# Help! Need new timer for tank



## PoisonGirl (Oct 24, 2008)

I have the tropiquarim 68 (it was free) 
It is a great tank and although the light didn't work, I wired up my heater and filter to the single power thing it has.

Well yesterday I tried a new starter on the light. It didn't work so I just left it.. but when I got up this morning, the light was on!

Anyway, the display doesn't work. it comes on, but none of the buttons do anything, so the only way to turn the light off, is to remove the starter units and turn it off at the wall and on again.

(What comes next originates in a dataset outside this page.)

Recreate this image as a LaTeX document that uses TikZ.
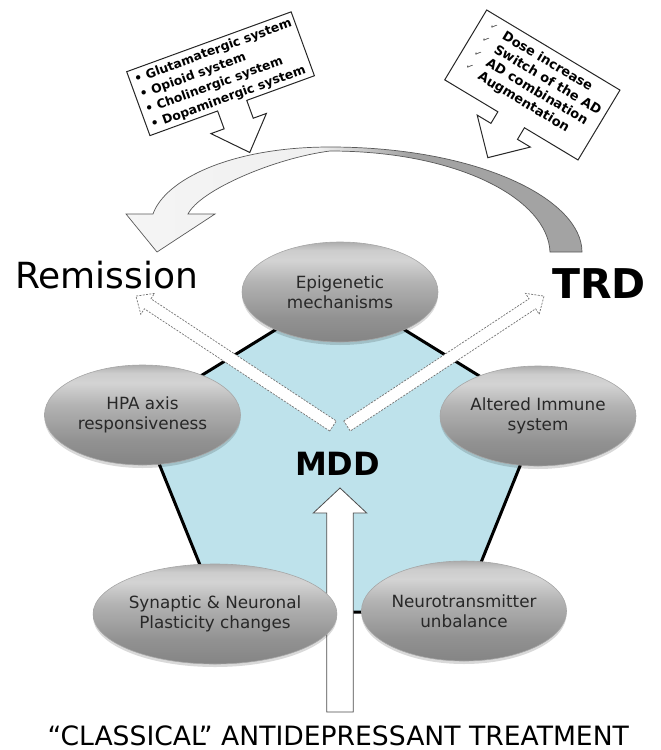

I have found spare timers online but they are SO expensive! Like £50 A-14645 Hagen Tropiquarium 68/88, AquaDecor 203/303 Timer Unit by:

Can anyone help me find a cheaper one (I tried ebay) please!?

x


----------



## Guest (Jun 22, 2009)

Hagen discontinued the tropiquarium series a fair while ago, so there aren't many spare parts available. Aquatics online have them however they are still £40, unless you found one on e-bay then unfortunately you won't find them cheaper than this.


----------



## PoisonGirl (Oct 24, 2008)

Oh, ok. Thanks.

The plastic cover on the lights has 8 hooks that you need to turn to take it off, I have only been doing a few up so I can just take the starter motor out.
Guess I will just have to keep doing this unless electrician friend can put a switch in.

x


----------